Reporting cites the NCPC chairman and the commission’s role, noting the agency typically oversees construction and major alterations on federal buildings in Washington [4] [6]. At the same time, the chairman is reported as stating the NCPC does not claim jurisdiction over certain demolition or site preparation activities, a nuance that officials use to justify not having issued formal approvals for the work as described in news accounts. This creates a factual tension between normal practice and the legal interpretation being relied upon by the White House [4].

4. Project scale and timeline — $250 million, 999 capacity, completion by 2029 claim

Coverage consistently cites a project price tag of about $250 million and public claims that the ballroom will accommodate up to 999 people and be completed before the end of the President’s term in January 2029 [6] [7]. Reports indicate the White House presents the ballroom as the first major structural change to the White House since 1948, framing this as a historic and substantial alteration to the building complex. These factual elements—cost, capacity, and schedule—are reported as stated by the administration, although independent validation of schedule and final capacity is not provided in the articles cited [6] [7].

5. Conflicting narratives and political framing — promises versus observed activity

Reporters note the project contradicts prior pledges that construction would not interfere with the existing building, pointing to visible demolition as evidence that the White House is altering the East Wing façade [5] [3]. This tension invites political framing: critics argue the work violates norms by proceeding without NCPC approval, while the administration frames it as permissible site work under existing rules. Coverage presents both narratives but emphasizes the factual point that demolition activity was observed before an NCPC sign-off was publicly recorded [5] [1].
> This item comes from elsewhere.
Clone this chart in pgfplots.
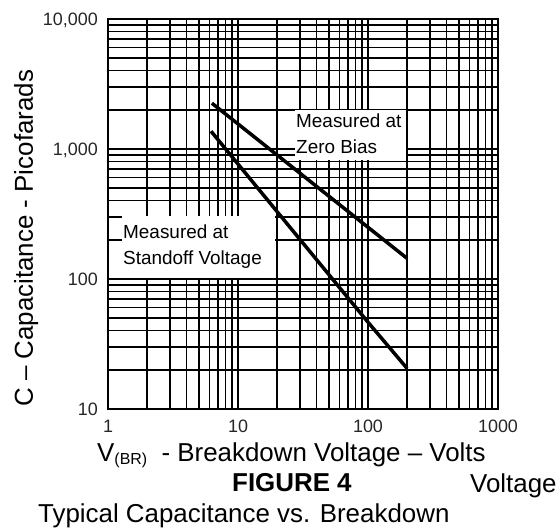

6. What’s not yet established — permits, preservation review, and full approval status

The reporting leaves key administrative details unresolved: whether all required permits from other agencies are in place, whether historic preservation reviews under federal law have been completed, and what formal approvals (if any) remain outstanding [4] [6]. Articles note a government shutdown context affecting NCPC operations in some reports, which could affect timing and public filings; however, comprehensive documentation of approvals or denials is not presented in the cited pieces. The absence of clear public records in the coverage is a factual gap that matters for legal and preservation implications [6].

7. Broader implications — oversight, precedent, and private funding claims

Observers in the coverage raise potential implications: proceeding with visible demolition without clear NCPC sign-off could set a precedent for how executive projects on federal property are administered, particularly when described as privately funded [1] [6]. The combination of private funding claims, rapid on-site activity, and disputed jurisdiction raises questions about transparency and the checks that typically accompany changes to national historic properties. The articles indicate these governance and preservation questions are driving public scrutiny even as construction activity moves forward [2] [1].

8. Bottom line — did Trump get approval? The factual answer from current reporting

Based on the available reporting, no formal NCPC approval is recorded before demolition began; the White House contends that current demolition counts as site preparation outside NCPC jurisdiction, and the NCPC chairman acknowledged limits to the agency’s authority over such preparatory work [4] [2] [3]. The core factual dispute is not whether demolition occurred—it did—but whether formal approvals were legally required at that stage; contemporary accounts show the administration proceeded without the NCPC sign-off typically associated with major alterations to federal buildings [1] [6].